As their story took shape, and Coover began sketching out character designs, she and Tobin began the search for an artist who could bring their creation and its wide array of influences — which range from their own Bandette comics, to The Princess Bride, to French comics like Asterix, and manga like Fairy Tale — to life. They eventually connected with Galaad, the acclaimed French artist behind Scales & Scoundrels, who soon found that his own art style merged nicely with Coover’s.
“Colleen is an incredible artist and she had done designs and concepts for the main cast already, so I just had to run with those designs and make them my own,” Galaad said. “Our styles are quite similar. We’ve been influenced by ligne claire and bande-dessinée. It’s a pleasure to work with someone like her. For the look of the world, we tried to keep it simple and familiar, but with lots of personality.”
That sense of personality carries through the book in Galaad’s expressive character work, but it also extends to the very concept of wrassling itself in the world of Wrassle Castle. Anyone who watches WWE or AEW programming will find certain pop cultural touchstones to latch onto, but the fantasy setting also allows the creative team to go into uncharted territory to craft wrassling moves, like Lydia’s own finisher “Put a Lyd on It” and a move called the “Slapalanche,” which is pretty much exactly what is sounds like.
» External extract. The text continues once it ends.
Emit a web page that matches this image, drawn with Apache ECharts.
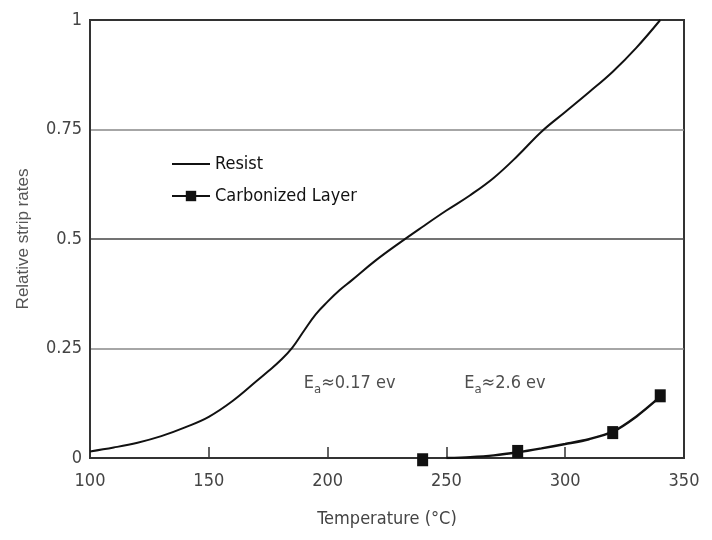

“A lot of the moves have very cool names, so they were scripted for the most part, but drawing an ‘avalanche of slaps’ is fun however you describe it,” Galaad said. “Most of the combats are fun and high-spirited. Lydia’s combat are especially chaotic since she did not have the formal training the other wrasslers had. So she creates her own style as she goes. She can go from silly to badass in a blink of an eye.”
Because of certain influences that have flown into the story, as well as the rather kid-friendly fun of the title, it was perhaps inevitable that Wrassle Castle would launch as a young readers book. While there’s plenty for kids to love in this all-out fantasy romp, though, Coover and Tobin emphasized that they view the work less as something aimed at a particular age group and more as all-ages fun.
“Books for this age are such a sweet spot, especially for the fantasy genre: they give something for little kids to grow into while they have fun with the over-the-top action, while they have enough meat for adults to sink their teeth into,” Coover said.
“Colleen and I write it more as a ‘young readers accessible’ story rather than a straight young readers title. I’ve never in my life written a story that was geared for a specific age group. I always want everyone,” Tobin added.
To further emphasize the “for everyone” nature of Wrassle Castle, Tobin was also quick to point out that the adventures of Lydia and her friends aren’t just all wrestling-themed all the time. Over the course of the first volume — out of a planned three so far, with more possible — we see much more than Lydia’s efforts to become a wrassler alongside her brother’s success. At its heart, though it’s full of adventure and fun fight scenes, Wrassle Castle is a story about the power of friendship.
“I hope that when readers delve into the world, they first of all are taken by the friendship between Lydia and her friends Chelsea, Nyle, and Dee. Together, they form the Underground Alibi Society, sworn to provide each other’s parents with suitable alibis to cover up misdeeds,” Tobin explained. “There’s a ‘higher’ story that WILL change the state of wrassling in the world, but I’m a guy who read all the classic issues of X-Men and my favorite story — amidst all the drama — was when they played baseball together, so I think it’s the small moments of characterization that build a story. Care about the people, and you’ll care about the story.”
Wrassle Castle arrives September 2021 from Vault’s Wonderbound imprint.